Le indagini e il dna

La Procura di Palermo ha sequestrato la villa e disposto l’autopsia. I carabinieri hanno sentito decine di testimoni e prelevato il dna a un ragazzo, presente alla festa, dopo il ritrovamento di tracce di sangue nella villa. Lui sostiene di essersi ferito dando un calcio per lo shock alla notizia della morte di Simona.

Resta da chiarire tutto il resto: l’orario esatto del decesso, la dinamica dell’annegamento, la posizione del corpo, le eventuali tracce di alcol o sostanze. Ogni dettaglio della scena sembra aprire un nuovo enigma.

Tra le testimonianze emergono versioni contrastanti: qualcuno sostiene che la villa fosse stata già in parte ripulita quando sono arrivati i carabinieri, altri che alcune bottiglie di alcol fossero ancora presenti sul posto. Le ore immediatamente successive al dramma restano avvolte nella confusione: molti invitati se ne erano già andati, altri erano ancora bagnati, segno che avevano nuotato poco prima. È in questo scenario sfocato che gli inquirenti stanno cercando di ricostruire cosa sia accaduto davvero, minuto per minuto.

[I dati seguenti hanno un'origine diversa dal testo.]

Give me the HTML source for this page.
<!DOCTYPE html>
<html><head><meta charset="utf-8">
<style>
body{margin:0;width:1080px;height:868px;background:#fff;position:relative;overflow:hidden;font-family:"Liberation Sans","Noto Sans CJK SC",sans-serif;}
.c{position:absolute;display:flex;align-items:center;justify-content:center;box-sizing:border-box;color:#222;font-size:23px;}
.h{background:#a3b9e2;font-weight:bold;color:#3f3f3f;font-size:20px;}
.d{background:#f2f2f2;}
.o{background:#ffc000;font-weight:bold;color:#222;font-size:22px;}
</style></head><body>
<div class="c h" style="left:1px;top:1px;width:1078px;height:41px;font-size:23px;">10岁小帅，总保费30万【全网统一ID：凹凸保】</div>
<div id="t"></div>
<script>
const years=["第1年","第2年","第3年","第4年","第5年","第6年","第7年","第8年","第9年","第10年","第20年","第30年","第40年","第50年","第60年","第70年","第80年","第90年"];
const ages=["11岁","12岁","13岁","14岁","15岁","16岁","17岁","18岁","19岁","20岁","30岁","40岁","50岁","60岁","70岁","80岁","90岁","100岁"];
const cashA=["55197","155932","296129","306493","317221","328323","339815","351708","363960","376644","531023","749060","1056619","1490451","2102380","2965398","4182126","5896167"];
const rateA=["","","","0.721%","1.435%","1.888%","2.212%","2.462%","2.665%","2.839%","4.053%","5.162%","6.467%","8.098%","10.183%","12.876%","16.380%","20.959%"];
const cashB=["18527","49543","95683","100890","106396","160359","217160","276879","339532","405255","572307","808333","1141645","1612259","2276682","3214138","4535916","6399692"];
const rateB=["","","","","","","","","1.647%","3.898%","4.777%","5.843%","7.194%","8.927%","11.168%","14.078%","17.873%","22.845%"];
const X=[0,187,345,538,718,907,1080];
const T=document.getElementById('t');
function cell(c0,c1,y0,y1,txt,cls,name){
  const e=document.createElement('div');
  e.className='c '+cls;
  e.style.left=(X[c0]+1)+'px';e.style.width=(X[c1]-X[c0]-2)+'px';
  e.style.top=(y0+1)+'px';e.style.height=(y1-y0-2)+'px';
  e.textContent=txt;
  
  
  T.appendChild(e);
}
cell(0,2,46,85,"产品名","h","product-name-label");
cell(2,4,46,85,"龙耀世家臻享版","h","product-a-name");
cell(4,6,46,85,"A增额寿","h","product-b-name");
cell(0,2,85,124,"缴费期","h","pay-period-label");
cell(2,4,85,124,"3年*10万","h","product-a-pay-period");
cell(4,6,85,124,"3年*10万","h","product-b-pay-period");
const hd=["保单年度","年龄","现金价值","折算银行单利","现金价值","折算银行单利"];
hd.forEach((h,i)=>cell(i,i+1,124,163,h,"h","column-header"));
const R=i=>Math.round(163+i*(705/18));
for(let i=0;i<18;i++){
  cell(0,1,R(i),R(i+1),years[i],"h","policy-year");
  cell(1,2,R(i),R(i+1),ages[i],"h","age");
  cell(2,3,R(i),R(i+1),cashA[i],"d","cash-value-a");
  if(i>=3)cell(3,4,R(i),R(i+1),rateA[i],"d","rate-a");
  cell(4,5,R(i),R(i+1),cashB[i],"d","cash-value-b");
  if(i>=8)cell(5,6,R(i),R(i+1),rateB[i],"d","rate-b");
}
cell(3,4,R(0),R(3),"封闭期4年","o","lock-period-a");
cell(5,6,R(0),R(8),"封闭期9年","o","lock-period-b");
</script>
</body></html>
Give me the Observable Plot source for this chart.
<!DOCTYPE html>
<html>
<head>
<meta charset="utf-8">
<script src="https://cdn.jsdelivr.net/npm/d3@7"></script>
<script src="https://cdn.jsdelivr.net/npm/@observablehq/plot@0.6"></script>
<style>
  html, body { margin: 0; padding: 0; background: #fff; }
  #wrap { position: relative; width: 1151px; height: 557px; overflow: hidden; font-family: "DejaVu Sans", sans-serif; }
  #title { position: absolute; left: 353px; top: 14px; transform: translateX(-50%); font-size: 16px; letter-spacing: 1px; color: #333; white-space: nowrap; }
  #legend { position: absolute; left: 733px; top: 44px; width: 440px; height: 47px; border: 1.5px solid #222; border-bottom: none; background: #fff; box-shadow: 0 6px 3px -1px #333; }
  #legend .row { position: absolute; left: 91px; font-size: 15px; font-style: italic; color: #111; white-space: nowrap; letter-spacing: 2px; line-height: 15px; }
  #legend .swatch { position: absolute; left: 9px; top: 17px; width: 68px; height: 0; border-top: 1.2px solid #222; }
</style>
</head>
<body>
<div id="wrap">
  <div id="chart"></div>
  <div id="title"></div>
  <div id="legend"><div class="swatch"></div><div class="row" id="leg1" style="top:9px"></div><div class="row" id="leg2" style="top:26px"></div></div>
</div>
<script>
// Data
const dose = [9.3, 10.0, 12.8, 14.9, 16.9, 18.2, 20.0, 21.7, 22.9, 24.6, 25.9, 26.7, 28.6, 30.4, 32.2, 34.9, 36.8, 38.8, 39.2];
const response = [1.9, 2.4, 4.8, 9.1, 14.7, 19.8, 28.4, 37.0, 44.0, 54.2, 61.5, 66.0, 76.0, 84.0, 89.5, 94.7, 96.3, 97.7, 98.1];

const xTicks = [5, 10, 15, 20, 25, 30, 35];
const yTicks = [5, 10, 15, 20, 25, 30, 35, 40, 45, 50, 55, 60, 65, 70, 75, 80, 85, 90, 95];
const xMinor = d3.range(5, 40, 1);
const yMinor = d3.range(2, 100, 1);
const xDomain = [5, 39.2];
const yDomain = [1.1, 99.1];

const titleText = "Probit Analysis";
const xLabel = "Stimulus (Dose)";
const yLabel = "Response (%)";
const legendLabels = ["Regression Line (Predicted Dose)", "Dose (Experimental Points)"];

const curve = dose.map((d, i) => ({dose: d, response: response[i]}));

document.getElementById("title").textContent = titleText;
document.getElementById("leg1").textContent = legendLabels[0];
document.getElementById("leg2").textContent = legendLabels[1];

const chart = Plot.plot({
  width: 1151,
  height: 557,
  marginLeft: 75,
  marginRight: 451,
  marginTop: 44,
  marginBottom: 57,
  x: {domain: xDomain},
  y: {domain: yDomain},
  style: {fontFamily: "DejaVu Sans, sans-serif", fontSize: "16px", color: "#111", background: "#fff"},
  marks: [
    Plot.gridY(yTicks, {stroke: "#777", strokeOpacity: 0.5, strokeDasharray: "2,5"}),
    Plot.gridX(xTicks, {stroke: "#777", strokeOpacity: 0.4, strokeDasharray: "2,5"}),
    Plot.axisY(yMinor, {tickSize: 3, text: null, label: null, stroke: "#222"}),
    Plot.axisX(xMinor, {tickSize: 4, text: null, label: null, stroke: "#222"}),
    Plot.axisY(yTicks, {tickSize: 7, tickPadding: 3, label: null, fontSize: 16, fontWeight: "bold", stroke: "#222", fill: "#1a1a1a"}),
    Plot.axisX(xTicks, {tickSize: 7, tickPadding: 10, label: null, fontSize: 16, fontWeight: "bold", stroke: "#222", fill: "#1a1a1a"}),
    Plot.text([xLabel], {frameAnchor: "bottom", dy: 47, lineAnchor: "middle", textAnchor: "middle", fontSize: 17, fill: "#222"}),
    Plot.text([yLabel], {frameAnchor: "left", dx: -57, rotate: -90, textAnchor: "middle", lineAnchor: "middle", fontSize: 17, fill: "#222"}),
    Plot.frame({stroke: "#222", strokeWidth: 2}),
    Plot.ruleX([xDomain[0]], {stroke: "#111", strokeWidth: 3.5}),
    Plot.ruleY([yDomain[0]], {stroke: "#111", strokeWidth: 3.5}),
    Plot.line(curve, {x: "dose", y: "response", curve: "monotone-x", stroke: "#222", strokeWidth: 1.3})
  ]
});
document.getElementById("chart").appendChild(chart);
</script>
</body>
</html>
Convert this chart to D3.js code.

Un nodo cruciale per gli inquirenti resta l’autopsia, che dovrà chiarire i tanti punti rimasti sospesi: se Simona sia stata colta da un malore, se vi siano tracce di sostanze in corpo, o se la dinamica raccontata dai presenti non combaci con la realtà. Le prime ore dopo la tragedia hanno lasciato più ombre che certezze, e l’esame autoptico appare oggi l’unico strumento in grado di rispondere alle domande della famiglia e mettere ordine in un racconto che finora non regge.

Il ricordo di Simona

A Capaci, il paese che l’ha vista crescere e che le ha dato la sua prima rete di pallavolo, la notizia è una ferita aperta. “Era una ragazza solare, la pallavolo era la sua vita”, ricorda Paolo Di Maggio, presidente dell’Acds Capacense Volley, dove Simona aveva militato fino allo scorso anno, prima di un Erasmus in Spagna e di un viaggio per raggiungere il fratello. “Ha insegnato ai bambini, si impegnava in tutto quello che faceva. Perdiamo una ragazza speciale e un talento che avrebbe potuto fare tanta strada”.

Il dolore di una comunità intera si intreccia con la rabbia di una famiglia che chiede risposte. A Mongerbino, restano i nastri dei carabinieri intorno a quella villa. Ma la scena vera, quella che conta, è rimasta sott’acqua, tra i minuti di buio in cui nessuno ha visto nulla, e i troppi silenzi che oggi pesano come macigni.